Суд не может занимать того высокого положения, которое ему предназначено, если в обществе нет ясного понимания его настоящих задач. Поражение русской что революции, что перестройки и события последних лет достаточно жестокий приговор нашему обществу. Теперь общество должно уйти в свой внутренний мир, вникнуть в него для того, чтобы освежить и оздоровить его. В процессе этой внутренней работы должно пробудиться истинное правосознание. Через горькие испытания российское общество должно прийти к пониманию того, что вместе с абсолютными ценностями личного самоусовершенствования и нравственного миропорядка необходимы также ценности относительные ценности обыденного, прочного и нерушимого правопорядка.

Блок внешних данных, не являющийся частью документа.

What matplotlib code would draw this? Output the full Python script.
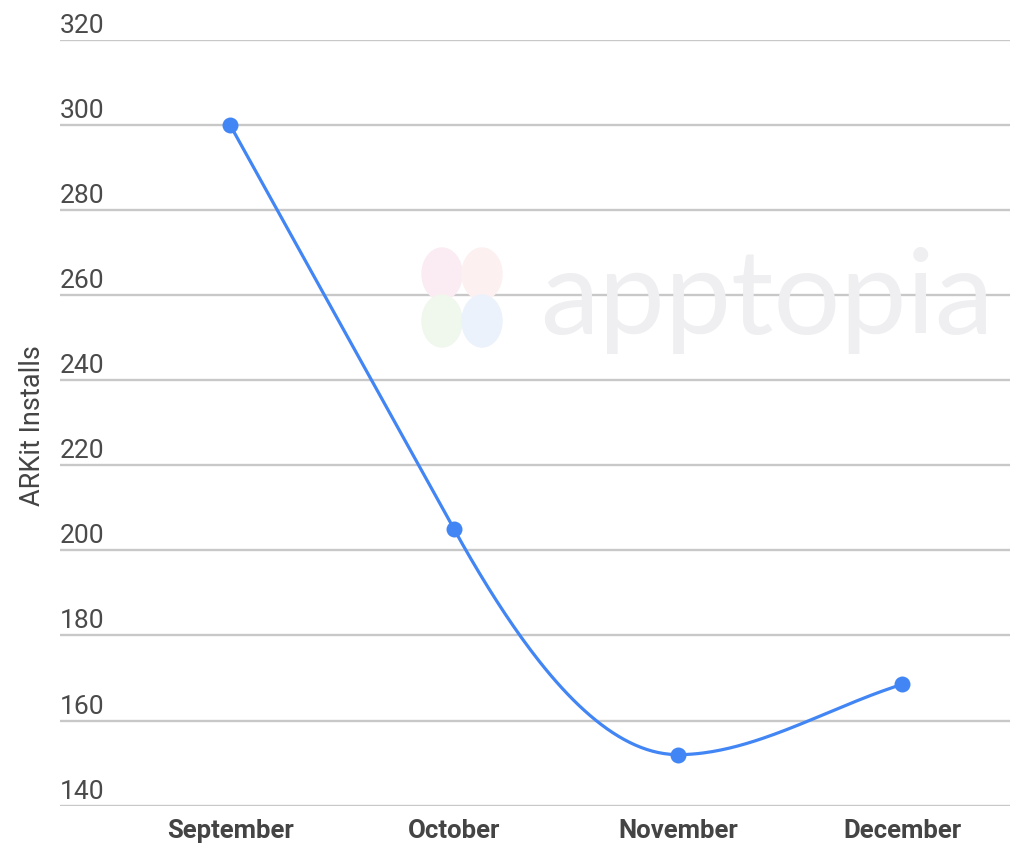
import numpy as np
import matplotlib
matplotlib.use("Agg")
import matplotlib.pyplot as plt
from matplotlib.patches import Ellipse
from matplotlib.transforms import blended_transform_factory, offset_copy

# ---- data ----
months = ["September", "October", "November", "December"]
installs = [300, 205, 152, 168.5]
y_ticks = [140, 160, 180, 200, 220, 240, 260, 280, 300, 320]
y_label = "ARKit Installs"

plt.rcParams['font.family'] = ['Roboto', 'DejaVu Sans']

W, H = 1010, 845
fig = plt.figure(figsize=(W / 100, H / 100), dpi=100)
ax = fig.add_axes([60 / W, 1 - 806.7 / H, 950 / W, (806.7 - 40.7) / H])

BLUE = "#4285F4"
GRID = "#c8c8c8"
TXT = "#4a4a4a"

# watermark (apptopia)
fig.text(540 / W, 1 - 300 / H, "apptopia", fontsize=85, color="#efeff2",
         ha="left", va="center", fontfamily="Lato", zorder=0)
for (cx, cy, c) in [(442, 275, "#fbecf3"), (482, 275, "#fdf0f0"),
                    (442, 322, "#f0f7ec"), (482, 322, "#ebf2fb")]:
    fig.patches.append(Ellipse((cx / W, 1 - cy / H), 40 / W, 52 / H,
                               transform=fig.transFigure, color=c, zorder=0))

x = np.arange(len(months), dtype=float)
y = np.array(installs, dtype=float)

# smooth rendering through the data points (Hermite; flat at local extrema)
sec = np.diff(y) / np.diff(x)
tang = np.empty_like(y)
tang[0], tang[-1] = sec[0], sec[-1]
for i in range(1, len(y) - 1):
    a, b = sec[i - 1], sec[i]
    tang[i] = 0.0 if a * b <= 0 else (a if abs(a) > abs(b) else b)

xs, ys = [], []
for i in range(len(y) - 1):
    t = np.linspace(0, 1, 80)
    h = x[i + 1] - x[i]
    h00 = 2 * t**3 - 3 * t**2 + 1
    h10 = t**3 - 2 * t**2 + t
    h01 = -2 * t**3 + 3 * t**2
    h11 = t**3 - t**2
    xs.append(x[i] + t * h)
    ys.append(h00 * y[i] + h10 * h * tang[i] + h01 * y[i + 1] + h11 * h * tang[i + 1])
xs = np.concatenate(xs)
ys = np.concatenate(ys)

ax.plot(xs, ys, color=BLUE, lw=2.3, zorder=3, solid_capstyle="round")
ax.plot(x, y, "o", color=BLUE, ms=11.5, zorder=4, mew=0)

ax.set_ylim(y_ticks[0], y_ticks[-1])
ax.set_xlim(-170 / 224, 3 + 108 / 224)
ax.set_yticks(y_ticks)
ax.yaxis.grid(True, color=GRID, lw=1.7, zorder=1)
ax.set_axisbelow(True)
ax.tick_params(axis="y", length=0, labelleft=False)
ax.tick_params(axis="x", length=0, pad=9)
ax.set_xticks(x)
ax.set_xticklabels(months, fontsize=18.5, color="#444444", fontweight="bold")
for s in ax.spines.values():
    s.set_visible(False)
ax.patch.set_alpha(0)

trans = offset_copy(blended_transform_factory(ax.transAxes, ax.transData),
                    fig=fig, x=0, y=8, units="dots")
for v in y_ticks:
    ax.text(0, v, str(v), transform=trans, ha="left", va="baseline",
            fontsize=19, color=TXT)

fig.text(33 / W, 1 - 426 / H, y_label, rotation=90, ha="center", va="center",
         fontsize=19.5, color="#444444")

fig.savefig("out.png", dpi=100, facecolor="white")
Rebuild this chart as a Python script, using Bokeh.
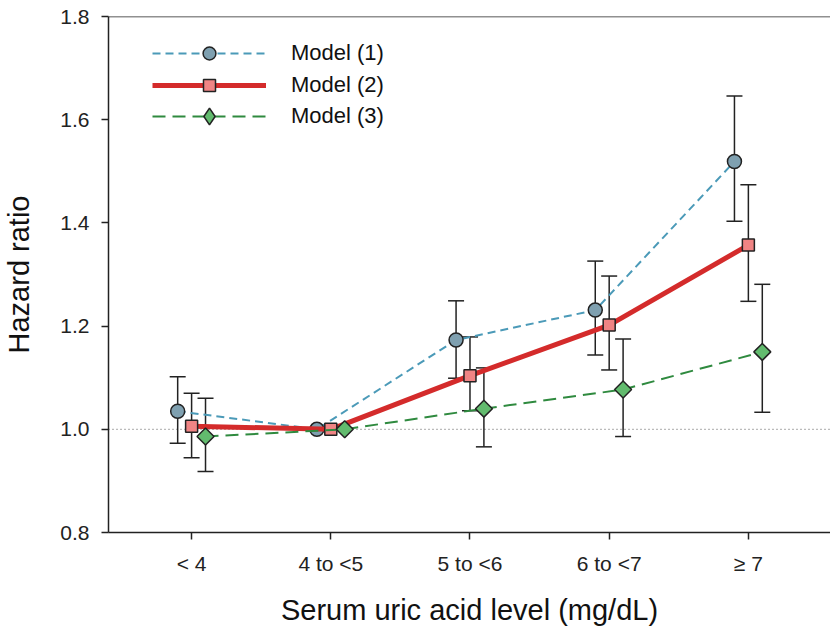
from bokeh.plotting import figure
from bokeh.models import (ColumnDataSource, Whisker, TeeHead, Span, FixedTicker,
                          Legend, LegendItem, Range1d)
from bokeh.embed import file_html
from bokeh.resources import INLINE
import math

categories = ["< 4", "4 to <5", "5 to <6", "6 to <7", "\u2265 7"]

m1_hr = [1.035, 1.000, 1.173, 1.231, 1.519]
m1_lo = [0.973, None, 1.099, 1.144, 1.403]
m1_hi = [1.102, None, 1.249, 1.326, 1.646]

m2_hr = [1.006, 1.000, 1.104, 1.202, 1.357]
m2_lo = [0.945, None, 1.036, 1.115, 1.248]
m2_hi = [1.070, None, 1.179, 1.297, 1.474]

m3_hr = [0.986, 1.000, 1.040, 1.077, 1.150]
m3_lo = [0.918, None, 0.966, 0.986, 1.033]
m3_hi = [1.060, None, 1.119, 1.175, 1.281]

y_ticks = [0.8, 1.0, 1.2, 1.4, 1.6, 1.8]
offsets = [-0.1, 0.0, 0.1]

FONT = "Liberation Sans"

p = figure(width=830, height=628, output_backend="svg", toolbar_location=None,
           x_range=Range1d(0.403, 5.59), y_range=Range1d(0.8, 1.8),
           min_border_left=101, min_border_right=0, min_border_top=16,
           min_border_bottom=96)
p.grid.visible = False
p.outline_line_color = None
p.background_fill_color = "white"
p.border_fill_color = "white"

p.xaxis.ticker = FixedTicker(ticks=list(range(1, len(categories) + 1)))
p.xaxis.major_label_overrides = {i + 1: c for i, c in enumerate(categories)}
p.yaxis.ticker = FixedTicker(ticks=y_ticks)
p.yaxis.major_label_overrides = {t: f"{t:.1f}" for t in y_ticks}
for ax in (p.xaxis[0], p.yaxis[0]):
    ax.axis_line_width = 1.5
    ax.axis_line_color = "#222222"
    ax.major_tick_line_width = 1.5
    ax.major_tick_line_color = "#222222"
    ax.major_tick_out = 7
    ax.major_tick_in = 0
    ax.minor_tick_line_color = None
    ax.major_label_text_font = FONT
    ax.major_label_text_font_size = "21px"
    ax.major_label_text_color = "#222222"
    ax.axis_label_text_font = FONT
    ax.axis_label_text_font_size = "29px"
    ax.axis_label_text_font_style = "normal"
    ax.axis_label_text_color = "#111111"
    ax.major_label_standoff = 12
p.xaxis.axis_label = "Serum uric acid level (mg/dL)"
p.yaxis.axis_label = "Hazard ratio"
p.xaxis.axis_label_standoff = 16
p.yaxis.axis_label_standoff = 22

# top frame line
p.add_layout(Span(location=y_ticks[-1], dimension="width", line_color="#222222",
                  line_width=1.5))
# reference line at HR = 1
p.add_layout(Span(location=1.0, dimension="width", line_color="#555555",
                  line_width=1, line_dash="1 3", level="underlay"))

models = [
    dict(hr=m1_hr, lo=m1_lo, hi=m1_hi, name="Model (1)", line="#4b9ab8", lw=2,
         dash="8 5", marker="circle", size=14, fill="#7fa0b0", angle=0.0,
         legend_marker="circle", lg_h=32, lg_loc=(44, 463)),
    dict(hr=m2_hr, lo=m2_lo, hi=m2_hi, name="Model (2)", line="#d42b2b", lw=5,
         dash="solid", marker="square", size=12, fill="#f08484", angle=0.0,
         legend_marker="square", lg_h=30, lg_loc=(44, 432)),
    dict(hr=m3_hr, lo=m3_lo, hi=m3_hi, name="Model (3)", line="#2f8a3f", lw=2,
         dash="13 7", marker="square", size=12, fill="#62bb6e", angle=math.pi / 4,
         legend_marker="diamond", lg_h=42, lg_loc=(44, 395)),
]

for m, off in zip(models, offsets):
    xs = [i + 1 + off for i in range(len(categories))]
    wx = [x for x, lo in zip(xs, m["lo"]) if lo is not None]
    wl = [lo for lo in m["lo"] if lo is not None]
    wh = [hi for hi in m["hi"] if hi is not None]
    src = ColumnDataSource(dict(x=wx, lower=wl, upper=wh))
    w = Whisker(source=src, base="x", lower="lower", upper="upper",
                dimension="height", line_color="#222222", line_width=1.5,
                level="underlay",
                upper_head=TeeHead(size=16, line_color="#222222", line_width=1.5),
                lower_head=TeeHead(size=16, line_color="#222222", line_width=1.5))
    p.add_layout(w)

for m, off in zip(models, offsets):
    xs = [i + 1 + off for i in range(len(categories))]
    src = ColumnDataSource(dict(x=xs, y=m["hr"]))
    ln = p.line("x", "y", source=src, line_color=m["line"], line_width=m["lw"],
                line_dash=m["dash"])
    sc = p.scatter("x", "y", source=src, marker=m["marker"], size=m["size"],
                   angle=m["angle"], fill_color=m["fill"], line_color="#222222",
                   line_width=1.5)
    rends = [ln]
    if m["legend_marker"] == m["marker"]:
        rends.append(sc)
    else:
        # legend-only marker (legend glyphs are never rotated)
        lg = p.scatter(x=[float("nan")], y=[float("nan")], marker=m["legend_marker"],
                       size=m["size"], fill_color=m["fill"], line_color="#222222",
                       line_width=1.5)
        rends.append(lg)
    legend = Legend(items=[LegendItem(label=m["name"], renderers=rends)],
                    location=m["lg_loc"], glyph_width=114, glyph_height=m["lg_h"],
                    label_height=24, label_standoff=25, spacing=0, padding=0,
                    margin=0, border_line_color=None, background_fill_alpha=0,
                    label_text_font=FONT, label_text_font_size="22px",
                    label_text_color="#111111")
    p.add_layout(legend, "center")

open("out.html", "w").write(file_html(p, INLINE))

Многие считают, что несправедливо обвинять наше общество в слабости правосознания, т.к. в этом виновато не оно, а внешние условия то бесправие, та дура-диктатура, которая всегда господствовала и продолжает еще господствовать в нашей жизни. Отрицать влияние этих условий невозможно, но нельзя на них валить все, нельзя успокаиваться на признании того, что наша государственная жизнь слишком долго от Чингисхана до Сталин-мана нас не воспитывала, а развращала, что на общем пренебрежении к началу законности, на сознании его бессилия и ненужности воспитывались целые поколения русских людей. Если мы осознали это зло, то придем к выводу, что с ним нельзя больше мириться. Недостойно мыслящих людей говорить: мы развращены и будем развращаться и дальше, пока кто-нибудь не устранит развращающей нас причины. Всякий человек обязан сказать: я не должен больше развращаться, так как я осознал, что меня развращают, и где причина моего развращения. Мы должны теперь напрячь все силы своей мысли, своего чувства и своей воли, чтобы освободить свое сознание от пагубного влияния неблагоприятных условий. Вот почему задача настоящего времени в том, чтобы пробуждать правосознание российско-советского общества и вызывать его к новой жизни и деятельности. Были раньше, есть и теперь более или менее видные уголовные и, тем более, политические правозащитники типа Сахарова или Орлова, но большинство из них это всего лишь борцы за тот или иной политический идеал, а не "за право" в точном смысле этого слова.

Нет в мире выше ценности, чем ценность человека. Поэтому борьба за право в точном смысле этого слова это борьба за человека, борьба за его права. И тогда правосознание наших людей обязательно проявится, т.к. это будут их права, их правопорядок в их правовом государстве. Таким правовым государством у нас может быть только Евразийское государство, в основу которого положены именно права человека, а не права какой-либо группы, рода, клана, этноса, нации, народа или расы. И тогда евразийские суды будут судить не с позиций какой-нибудь групповой "балды", а с позиций права каждого конкретного человека. Евразийскому конституционно-правовому государству евразийский конституционно-правовой суд!